We went there because the people in Washington like explosions. And they just can't have proper explosions outside of war.
((Joke, BTW, for those of you who may not have a sense of humor... ;) ))
You don't actually need to have official reasons for wars in retrospect. We almost never do. They usually can just look for things that will push the necessary margin of people over into the "war!" category and pull those levers. In the 1840-50s it was "Manifest Destiny" or "Remember the Alamo" and "54'40 or fight". None of those were actually compelling interests to commit our forces to battle. We ended up paying for California and most of the West Coast anyway. Why that couldn't have been done before seems bizarre to me. After all, we bought most of the Plains and the Mississippi basin states, parts of Arizona, Alaska, Hawaii... So clearly these were conjured reasons in favor of a war rather than something necessary to the security, even the expansion, of the American state.
That's why it seems necessary to look carefully at what they are doing and find the source of objections there. Okay those are invalid official reasons for the Iraq/Afghan wars, but nobody thought that at the time. Because? Nobody wanted to ask. Those wars started out as popular and all the government had to do was trot out the usual list of fears and suspects to get us to pull the trigger. A more skeptical population would have asked things like we are seeing now regarding the "bomb Iran" crowd.

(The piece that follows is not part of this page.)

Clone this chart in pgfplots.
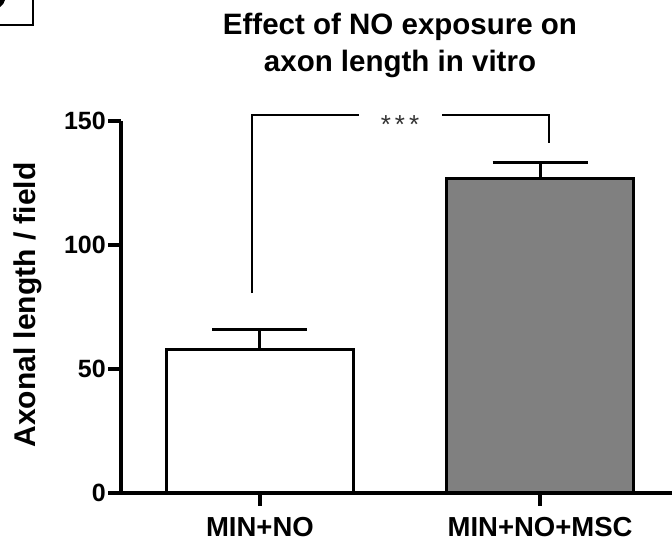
\documentclass[border=0pt]{standalone}
\usepackage{pgfplots}
\pgfplotsset{compat=1.18}
\usepackage{fontspec}
\setmainfont{Liberation Sans}
\definecolor{bargray}{RGB}{128,128,128}
\begin{document}
\begin{tikzpicture}[x=1pt,y=1pt]
\useasboundingbox (0,0) rectangle (672,545);
\draw[line width=2pt] (0,520) -- (33,520) -- (33,545);
\fill (0,545) -- (5,545) to[bend left=20] (0,538) -- cycle;
\begin{axis}[
  at={(121pt,52pt)}, anchor=south west,
  scale only axis, width=551pt, height=372pt,
  xmin=-0.496, xmax=1.471, ymin=0, ymax=150,
  axis x line=bottom, axis y line=left,
  axis line style={line width=4pt,-},
  ytick={0,50,100,150},
  xtick={0,1}, xticklabels={MIN+NO, MIN+NO+MSC},
  tick style={line width=4pt, black},
  major tick length=13pt, tick align=outside,
  /pgf/number format/assume math mode=true,
  yticklabel style={font=\fontsize{25}{25}\selectfont\bfseries, inner sep=2pt},
  xticklabel style={font=\fontsize{27.5}{27.5}\selectfont\bfseries, inner sep=11pt},
  ylabel={Axonal length / field},
  ylabel style={at={(axis description cs:-0.17,0.505)}, anchor=center, font=\fontsize{30}{30}\selectfont\bfseries},
  ybar, bar width=187pt, bar shift=0pt,
  clip=false,
]
\addplot[fill=white, draw=black, line width=3pt,
  error bars/.cd, y dir=plus, y explicit,
  error bar style={line width=3pt, black},
  error mark options={rotate=90, mark size=47.5pt, line width=3pt, black}]
  coordinates {(0,57.7) +- (0,8.4)};
\addplot[fill=bargray, draw=black, line width=3pt,
  error bars/.cd, y dir=plus, y explicit,
  error bar style={line width=3pt, black},
  error mark options={rotate=90, mark size=47.5pt, line width=3pt, black}]
  coordinates {(1,127.0) +- (0,6.1)};
\draw[line width=2.5pt] (axis cs:-0.029,80.6) -- (axis cs:-0.029,152.4) -- (axis cs:0.354,152.4);
\draw[line width=2.5pt] (axis cs:0.65,152.4) -- (axis cs:1.032,152.4) -- (axis cs:1.032,141.1);
\node[font=\fontsize{26}{26}\selectfont, text=black!80] at (axis cs:0.5,148.5) {*\hspace{4pt}*\hspace{4pt}*};
\end{axis}
\node[align=center, font=\fontsize{29.5}{37}\selectfont\bfseries] at (400,500) {Effect of NO exposure on\\axon length in vitro};
\end{tikzpicture}
\end{document}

And indeed. There are plenty of war-junkies and explosion mongers involved in policy. I myself love a good explosion now and then. It would be funny if not for the amount of blood and treasure they cost us. I think I had a previous post on here somewhere that elaborated that these types of people should focus on making the Harvard/Ivy League football team better instead like normal people do with their alma maters. The game of nations is a bit too far out of their reach to manage.